### AVAILABLE DATA ###
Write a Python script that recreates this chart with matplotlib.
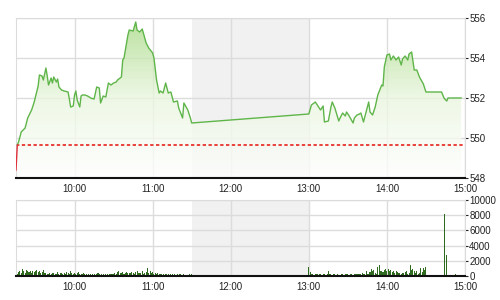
###
### AVAILABLE DATA ###
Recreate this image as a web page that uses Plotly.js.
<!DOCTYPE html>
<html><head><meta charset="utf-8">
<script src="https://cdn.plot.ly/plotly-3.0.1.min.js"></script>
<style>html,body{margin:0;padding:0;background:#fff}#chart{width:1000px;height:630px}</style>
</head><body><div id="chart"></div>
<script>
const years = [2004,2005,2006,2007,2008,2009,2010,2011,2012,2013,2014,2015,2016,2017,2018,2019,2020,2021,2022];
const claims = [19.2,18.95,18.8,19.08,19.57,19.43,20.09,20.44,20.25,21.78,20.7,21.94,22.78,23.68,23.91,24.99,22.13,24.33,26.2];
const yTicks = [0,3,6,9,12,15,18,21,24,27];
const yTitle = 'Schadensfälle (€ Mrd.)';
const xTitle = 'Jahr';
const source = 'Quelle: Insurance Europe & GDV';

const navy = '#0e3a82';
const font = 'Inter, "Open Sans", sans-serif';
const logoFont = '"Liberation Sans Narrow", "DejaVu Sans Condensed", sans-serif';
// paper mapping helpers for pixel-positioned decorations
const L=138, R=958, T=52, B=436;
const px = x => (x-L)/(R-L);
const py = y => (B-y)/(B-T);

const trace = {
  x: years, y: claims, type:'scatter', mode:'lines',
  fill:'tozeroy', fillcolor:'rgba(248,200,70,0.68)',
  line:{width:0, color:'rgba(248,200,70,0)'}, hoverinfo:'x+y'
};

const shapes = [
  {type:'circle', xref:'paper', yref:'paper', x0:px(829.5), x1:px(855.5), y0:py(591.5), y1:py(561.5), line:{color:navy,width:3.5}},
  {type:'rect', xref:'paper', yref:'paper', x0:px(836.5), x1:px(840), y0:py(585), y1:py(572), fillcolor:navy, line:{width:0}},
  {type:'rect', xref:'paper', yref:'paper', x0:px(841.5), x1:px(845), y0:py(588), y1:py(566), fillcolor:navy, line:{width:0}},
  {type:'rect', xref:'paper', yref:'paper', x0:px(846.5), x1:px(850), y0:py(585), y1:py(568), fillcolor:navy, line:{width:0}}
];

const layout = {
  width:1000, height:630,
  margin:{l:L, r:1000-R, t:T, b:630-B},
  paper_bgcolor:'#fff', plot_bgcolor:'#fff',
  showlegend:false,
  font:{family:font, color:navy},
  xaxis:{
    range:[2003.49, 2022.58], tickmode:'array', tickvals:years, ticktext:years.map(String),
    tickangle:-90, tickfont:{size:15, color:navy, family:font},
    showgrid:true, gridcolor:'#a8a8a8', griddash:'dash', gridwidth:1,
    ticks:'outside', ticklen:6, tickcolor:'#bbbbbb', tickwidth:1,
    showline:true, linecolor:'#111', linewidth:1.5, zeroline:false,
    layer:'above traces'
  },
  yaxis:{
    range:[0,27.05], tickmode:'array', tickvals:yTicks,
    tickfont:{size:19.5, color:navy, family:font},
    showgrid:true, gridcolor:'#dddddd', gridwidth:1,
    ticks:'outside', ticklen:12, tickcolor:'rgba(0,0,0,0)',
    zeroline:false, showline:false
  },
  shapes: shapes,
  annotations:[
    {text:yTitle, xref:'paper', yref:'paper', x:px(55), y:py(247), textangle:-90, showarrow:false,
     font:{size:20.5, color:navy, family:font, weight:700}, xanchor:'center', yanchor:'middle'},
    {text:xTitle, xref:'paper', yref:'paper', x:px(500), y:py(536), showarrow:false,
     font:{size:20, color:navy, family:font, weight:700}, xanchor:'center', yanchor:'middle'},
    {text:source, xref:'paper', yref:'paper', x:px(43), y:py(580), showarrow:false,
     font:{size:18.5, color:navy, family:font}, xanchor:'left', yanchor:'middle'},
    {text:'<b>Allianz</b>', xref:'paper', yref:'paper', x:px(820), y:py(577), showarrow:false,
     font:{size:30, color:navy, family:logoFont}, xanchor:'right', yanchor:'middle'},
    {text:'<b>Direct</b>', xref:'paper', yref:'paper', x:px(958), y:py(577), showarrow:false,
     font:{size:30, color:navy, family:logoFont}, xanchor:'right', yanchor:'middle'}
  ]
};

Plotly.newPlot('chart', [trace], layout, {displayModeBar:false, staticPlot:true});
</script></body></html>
###
### AVAILABLE DATA ###
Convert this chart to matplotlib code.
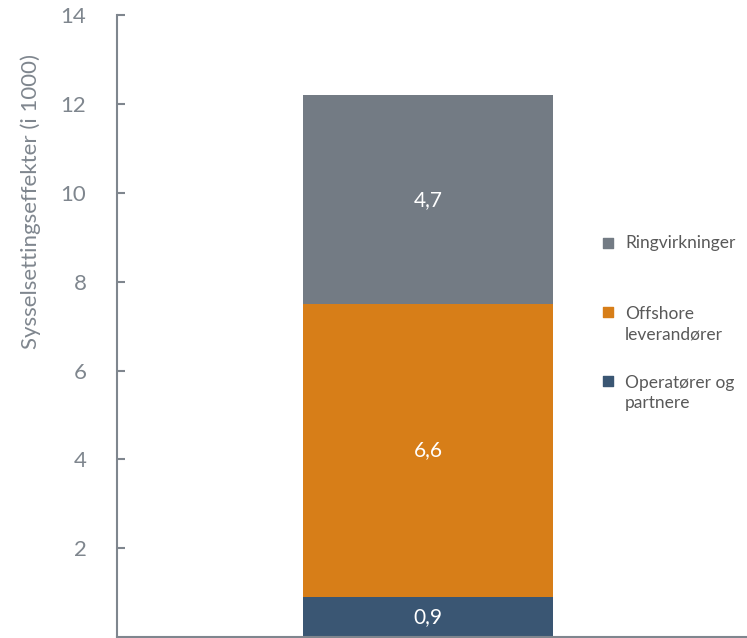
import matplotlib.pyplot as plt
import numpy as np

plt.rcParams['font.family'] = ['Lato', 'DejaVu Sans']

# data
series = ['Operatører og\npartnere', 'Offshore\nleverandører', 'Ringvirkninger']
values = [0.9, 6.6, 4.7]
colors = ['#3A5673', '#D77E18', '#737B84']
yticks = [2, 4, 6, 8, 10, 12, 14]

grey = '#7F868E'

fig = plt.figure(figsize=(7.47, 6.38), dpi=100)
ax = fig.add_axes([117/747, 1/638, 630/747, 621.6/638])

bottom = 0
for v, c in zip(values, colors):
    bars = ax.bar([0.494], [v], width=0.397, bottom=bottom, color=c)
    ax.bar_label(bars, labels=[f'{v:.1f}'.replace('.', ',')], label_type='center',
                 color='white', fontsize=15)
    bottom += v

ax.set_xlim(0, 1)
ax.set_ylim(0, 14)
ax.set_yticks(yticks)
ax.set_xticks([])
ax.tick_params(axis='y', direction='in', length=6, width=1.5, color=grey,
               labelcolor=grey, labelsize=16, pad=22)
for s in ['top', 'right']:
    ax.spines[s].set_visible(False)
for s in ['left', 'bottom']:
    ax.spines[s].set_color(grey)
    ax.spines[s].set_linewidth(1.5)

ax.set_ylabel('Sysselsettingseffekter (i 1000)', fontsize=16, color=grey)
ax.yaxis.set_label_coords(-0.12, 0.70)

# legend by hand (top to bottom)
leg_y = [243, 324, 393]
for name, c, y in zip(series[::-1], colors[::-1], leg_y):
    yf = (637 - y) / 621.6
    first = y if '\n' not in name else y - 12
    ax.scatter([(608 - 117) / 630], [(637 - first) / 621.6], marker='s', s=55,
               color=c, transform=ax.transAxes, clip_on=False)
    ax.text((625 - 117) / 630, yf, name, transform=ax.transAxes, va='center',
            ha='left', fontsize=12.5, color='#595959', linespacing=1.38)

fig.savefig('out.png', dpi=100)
###
REQUIRED TASK: Keep the images out of the copy. Repeat word for word only the lines from the one containing "Convert this chart to matplotlib code." through the one containing "fig.savefig('out.png', dpi=100)", both ends included.

REPLY:
Convert this chart to matplotlib code.
import matplotlib.pyplot as plt
import numpy as np

plt.rcParams['font.family'] = ['Lato', 'DejaVu Sans']

# data
series = ['Operatører og\npartnere', 'Offshore\nleverandører', 'Ringvirkninger']
values = [0.9, 6.6, 4.7]
colors = ['#3A5673', '#D77E18', '#737B84']
yticks = [2, 4, 6, 8, 10, 12, 14]

grey = '#7F868E'

fig = plt.figure(figsize=(7.47, 6.38), dpi=100)
ax = fig.add_axes([117/747, 1/638, 630/747, 621.6/638])

bottom = 0
for v, c in zip(values, colors):
    bars = ax.bar([0.494], [v], width=0.397, bottom=bottom, color=c)
    ax.bar_label(bars, labels=[f'{v:.1f}'.replace('.', ',')], label_type='center',
                 color='white', fontsize=15)
    bottom += v

ax.set_xlim(0, 1)
ax.set_ylim(0, 14)
ax.set_yticks(yticks)
ax.set_xticks([])
ax.tick_params(axis='y', direction='in', length=6, width=1.5, color=grey,
               labelcolor=grey, labelsize=16, pad=22)
for s in ['top', 'right']:
    ax.spines[s].set_visible(False)
for s in ['left', 'bottom']:
    ax.spines[s].set_color(grey)
    ax.spines[s].set_linewidth(1.5)

ax.set_ylabel('Sysselsettingseffekter (i 1000)', fontsize=16, color=grey)
ax.yaxis.set_label_coords(-0.12, 0.70)

# legend by hand (top to bottom)
leg_y = [243, 324, 393]
for name, c, y in zip(series[::-1], colors[::-1], leg_y):
    yf = (637 - y) / 621.6
    first = y if '\n' not in name else y - 12
    ax.scatter([(608 - 117) / 630], [(637 - first) / 621.6], marker='s', s=55,
               color=c, transform=ax.transAxes, clip_on=False)
    ax.text((625 - 117) / 630, yf, name, transform=ax.transAxes, va='center',
            ha='left', fontsize=12.5, color='#595959', linespacing=1.38)

fig.savefig('out.png', dpi=100)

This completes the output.